There were minor scars inflicted by Keegan, at Newcastle United. They stop him from making promises he can’t keep. “I remember Kevin Keegan, when I played for him we were very successful and won the first 11 games of the season but then I got injured in about game 17 or something and Kevin said ‘Don’t worry, you will be back in the team as soon as you are fit’ but I wasn’t. So I will never make that promise to a player. The experiences you have in life help mould you and are part of who you are but they are not the whole part.”
In a world of spin and fakery, Wright seems like a man from another era. He has values that are sometimes considered old-fashioned and, for that reason, is the kind of man that prompts nostalgia and respect. For him, football is simple and not all about “philosophies”, the mere mention of the buzz word eliciting a small groan. He is straightforward, polite, he works hard, he is a great conversationalist, even if he says the Northern Irishman in him means that mostly, if two words will do, he uses two words. Mostly, he treats people the way he likes to be treated. It stems originally from his mum and dad and his working class roots in Ballyclare.
“I think if you are up front then people can have no comebacks. Callum [Davidson, his assistant] and my wife Ann will roll their eyes and say, ‘did you just say that?’ And I say ‘well, what did you want me to say? Did you want me to tell him something that isn’t true? Now they know where I stand’. That’s how I am with everyone. I say things to the chairman and then I think ‘maybe I shouldn’t have said that’ but I wouldn’t be true to myself if I didn’t say it and I told him when I got the job that I would always be honest with him and he is the same with me and we have a great relationship.”
As a player, he enjoyed his best relationship with manager Frank Clark, at Nottingham Forest, and it coincided with one of his toughest times, as a player and as a man. The European Cup winner had learned man management from Cloughie and that legacy lives on in Wright. “On the pitch I got injured and I’d gone in for a simple operation but poor rehab meant I had two and a half years in the physio’s room and, in the middle of that, Andrew died.” Andrew was his son. He was born prematurely with cerebral palsy and died prematurely, aged just five. Wright has spoken of him often and he is in his thoughts every day, offering his life light and shade, and providing perspective.

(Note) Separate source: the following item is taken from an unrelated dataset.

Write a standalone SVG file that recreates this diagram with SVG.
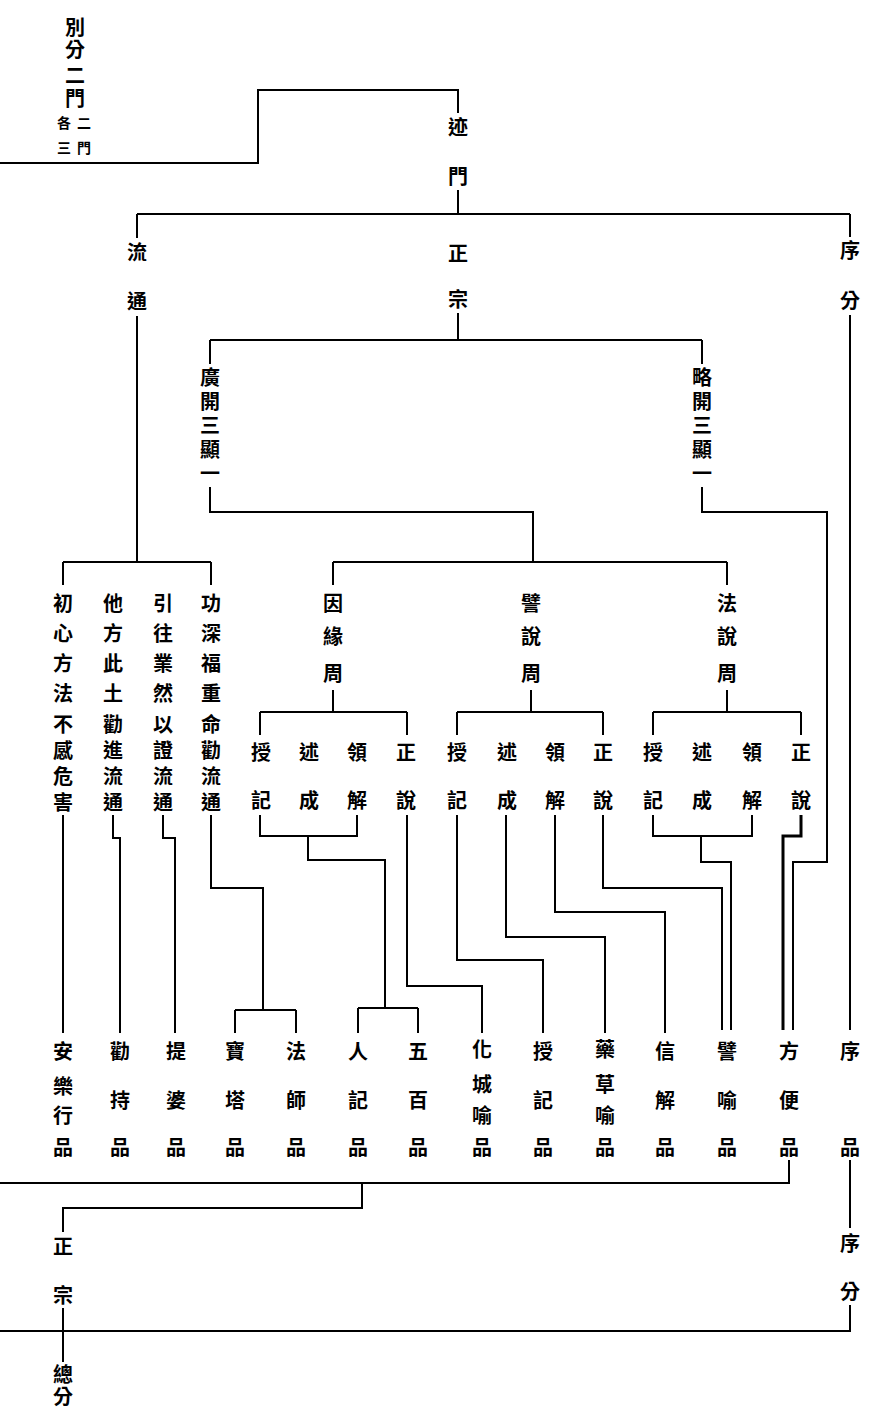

“Frank looked after me. Things like when Andrew died he just came in and threw the club credit card at me and said get yourselves away for a while. We went away for a day but then came back. I just wanted to try to get back to normal. But even when I was out injured he would know when to bring me into his office and say, I think you need a break. He just knew people and how to deal with them and how to get the best out of them.
“I would have gone through a brick wall for Frank because of how he dealt with me and others were the same. I learned a lot from him. One day he was so pleased I had come through everything and he came into the dressing room and put his hands out for me to go over and get a hug. It was embarrassing but if I felt I had to do that for one of my players I would do it.”
People have helped to mould Wright but he is his own man. Happy as part of a team, he was a talented cross-country runner in his youth, which helped prepare him for the more solitary roles he went on to play, first as a goalkeeper and then as a manager.
His father was disappointed when he gave up a scholarship and the sport he had introduced him to. “I don’t think he spoke to me for about three months! But I told him I had just fallen out of love with it. I also told him I would become a professional footballer instead. I don’t know where that came from but I suppose I did it so he couldn’t stay mad with me!”
Apparently he was never one to make promises he couldn’t keep.